More than anything else we mess up, spelling names wrong drives me crazy. I absolutely hate it. For one, it has the immediate effect of undermining our credibility with readers. How can you trust the rest of the information in the story if we missed something as basic as getting the names right?
I also hate it because it can never truly be "fixed." Often, a story about a person’s accomplishment, or a feature story about them, might be the only time in their life that they’ll be in the newspaper. It should be an article worth clipping, perhaps framing on their wall. But who wants to clip a keepsake with their name wrong? We always correct the errors on Page 2A, but it can’t repair what should have been a memorable recognition for someone.
And worse yet — these are almost always preventable errors.
Lately, we’ve been too sloppy with names. Copy Desk Chief Michael Roehrman keeps a monthly log of errors, and analyzes them for me and Managing Editor Theresa Johnson. I noted to him last week that we seem to have had a flurry of misspelled names lately, sometimes in stories, and sometimes in captions and headlines.
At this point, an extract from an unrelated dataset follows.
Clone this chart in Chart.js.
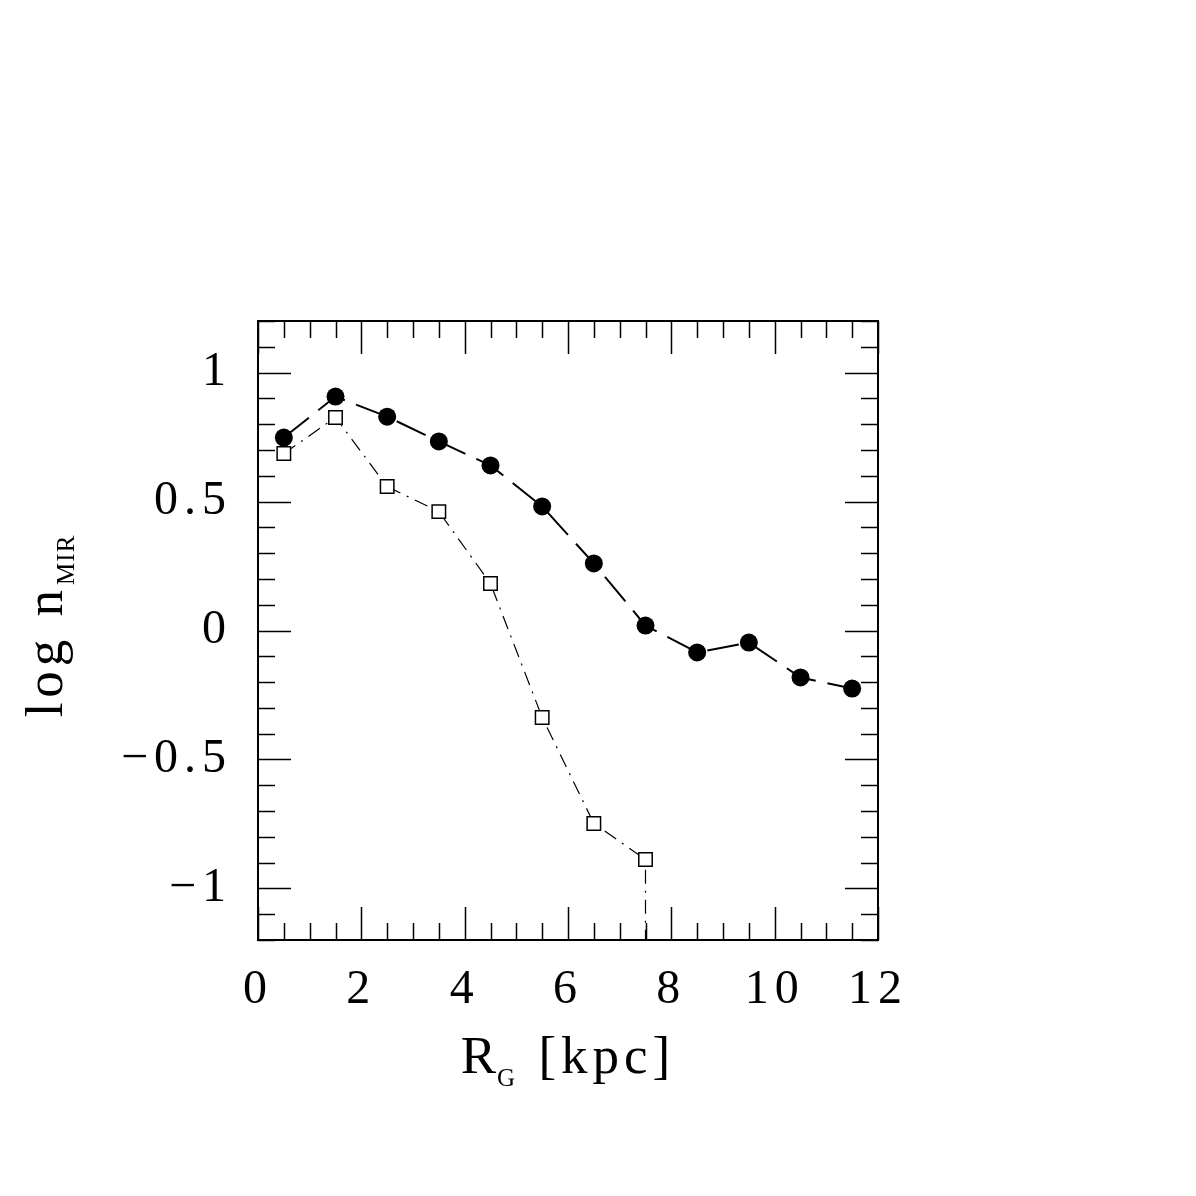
<!DOCTYPE html>
<html>
<head>
<meta charset="utf-8">
<script src="https://cdn.jsdelivr.net/npm/chart.js@4/dist/chart.umd.min.js"></script>
<style>
  html, body { margin: 0; padding: 0; background: #fff; }
  #wrap { width: 1196px; height: 1196px; }
</style>
</head>
<body>
<div id="wrap"><canvas id="grafico" width="1196" height="1196"></canvas></div>
<script>
// galactocentric radius bins (kpc)
const rg = [0.5, 1.5, 2.5, 3.5, 4.5, 5.5, 6.5, 7.5, 8.5, 9.5, 10.5, 11.5];
// filled circles: log n_MIR, all sources
const nTodos = [0.748, 0.907, 0.829, 0.733, 0.640, 0.481, 0.260, 0.019, -0.085, -0.047, -0.182, -0.225];
// open squares: second sample, drops off-scale after 7.5 kpc
const rgSub = [0.5, 1.5, 2.5, 3.5, 4.5, 5.5, 6.5, 7.5, 7.5];
const nSub = [0.686, 0.826, 0.558, 0.461, 0.182, -0.337, -0.748, -0.888, -3];
const xTicks = [0, 2, 4, 6, 8, 10, 12];
const yTicks = [-1, -0.5, 0, 0.5, 1];

const fuente = '"Liberation Serif", "DejaVu Serif", serif';

function pares(xs, ys) {
  return xs.map((x, i) => ({ x: x, y: ys[i] }));
}

// espaciado de letras mas abierto, como en la figura original
const espaciado = {
  id: 'espaciado',
  beforeDraw(chart) { chart.ctx.letterSpacing = '6px'; }
};

// marco y ticks hacia adentro en los cuatro lados
const marco = {
  id: 'marco',
  afterDatasetsDraw(chart) {
    const { ctx, chartArea: a, scales } = chart;
    const xs = scales.x, ys = scales.y;
    ctx.save();
    ctx.strokeStyle = '#000';
    ctx.lineWidth = 2;
    ctx.strokeRect(a.left, a.top, a.right - a.left, a.bottom - a.top);
    ctx.lineWidth = 1.5;
    ctx.beginPath();
    for (let v = 0; v <= 12.001; v += 0.5) {
      const px = Math.round(xs.getPixelForValue(v)) + 0.5;
      const len = Math.abs(v % 2) < 1e-6 ? 33 : 17;
      ctx.moveTo(px, a.bottom); ctx.lineTo(px, a.bottom - len);
      ctx.moveTo(px, a.top); ctx.lineTo(px, a.top + len);
    }
    for (let k = -12; k <= 12; k++) {
      const v = k / 10;
      const py = Math.round(ys.getPixelForValue(v)) + 0.5;
      const len = k % 5 === 0 ? 33 : 17;
      ctx.moveTo(a.left, py); ctx.lineTo(a.left + len, py);
      ctx.moveTo(a.right, py); ctx.lineTo(a.right - len, py);
    }
    ctx.stroke();

    // titulos con subindice
    ctx.fillStyle = '#000';
    ctx.textBaseline = 'alphabetic';
    ctx.textAlign = 'left';
    const fMain = '53px ' + fuente, fSub = '25px ' + fuente;
    const lsMain = '5px', lsSub = '1px';

    ctx.letterSpacing = '1px';
    ctx.font = fMain;
    const wR = ctx.measureText('R').width;
    ctx.letterSpacing = lsMain;
    const wRest = ctx.measureText(' [kpc]').width;
    ctx.letterSpacing = lsSub;
    ctx.font = fSub;
    const wG = ctx.measureText('G').width + 4;
    const x0 = (a.left + a.right) / 2 - (wR + wG + wRest) / 2;
    const yb = 1073;
    ctx.letterSpacing = '1px';
    ctx.font = fMain; ctx.fillText('R', x0, yb);
    ctx.letterSpacing = lsSub;
    ctx.font = fSub; ctx.fillText('G', x0 + wR, yb + 13);
    ctx.letterSpacing = lsMain;
    ctx.font = fMain; ctx.fillText(' [kpc]', x0 + wR + wG, yb);

    ctx.translate(62, 626);
    ctx.rotate(-Math.PI / 2);
    ctx.letterSpacing = lsMain;
    ctx.font = fMain;
    const wL = ctx.measureText('log n').width;
    ctx.letterSpacing = lsSub;
    ctx.font = fSub;
    const wM = ctx.measureText('MIR').width;
    const s0 = -(wL + wM) / 2;
    ctx.letterSpacing = lsMain;
    ctx.font = fMain; ctx.fillText('log n', s0, 0);
    ctx.letterSpacing = lsSub;
    ctx.font = fSub; ctx.fillText('MIR', s0 + wL, 12);
    ctx.restore();
  }
};

new Chart(document.getElementById('grafico').getContext('2d'), {
  type: 'line',
  data: {
    datasets: [{
      data: pares(rg, nTodos),
      borderColor: '#000',
      backgroundColor: '#000',
      borderWidth: 2,
      borderDash: [32, 12],
      pointStyle: 'circle',
      pointRadius: 9,
      pointBackgroundColor: '#000',
      pointBorderWidth: 0,
      tension: 0,
      fill: false
    }, {
      data: pares(rgSub, nSub),
      borderColor: '#000',
      backgroundColor: '#000',
      borderWidth: 1.2,
      borderDash: [14, 7, 2, 7],
      pointStyle: 'rect',
      pointRadius: nSub.map((v, i) => i < nSub.length - 1 ? 9.5 : 0),
      pointBackgroundColor: '#fff',
      pointBorderColor: '#000',
      pointBorderWidth: 1.5,
      tension: 0,
      fill: false
    }]
  },
  options: {
    responsive: false,
    animation: false,
    layout: { padding: { left: 0, right: 318, top: 321, bottom: 0 } },
    plugins: {
      legend: { display: false },
      tooltip: { enabled: false }
    },
    scales: {
      x: {
        type: 'linear',
        min: 0, max: 12,
        afterFit(scale) { scale.height = 256; },
        afterBuildTicks(scale) { scale.ticks = xTicks.map(v => ({ value: v })); },
        grid: { display: false, drawTicks: false },
        border: { display: false },
        ticks: {
          padding: 22,
          color: '#000',
          maxRotation: 0,
          font: { family: fuente, size: 48 },
          callback: v => String(v)
        }
      },
      y: {
        type: 'linear',
        min: -1.2, max: 1.2,
        afterFit(scale) { scale.width = 258; },
        afterBuildTicks(scale) { scale.ticks = yTicks.map(v => ({ value: v })); },
        grid: { display: false, drawTicks: false },
        border: { display: false },
        ticks: {
          padding: 26,
          color: '#000',
          font: { family: fuente, size: 48 },
          callback: v => (v < 0 ? '\u2212' : '') + String(Math.abs(v))
        }
      }
    }
  },
  plugins: [espaciado, marco]
});
</script>
</body>
</html>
Michael had just finished looking at July corrections, and noted that more than 40% of our errors were misspelled names.
As a result, Michael and I decided to tighten down our policy for reporters, editors, photographers and copy editors to verify that names have been verified. I’ll ask Michael to explain our new policy in greater depth for you. My expectation is that it helps us put an abrupt stop to the name misspellings.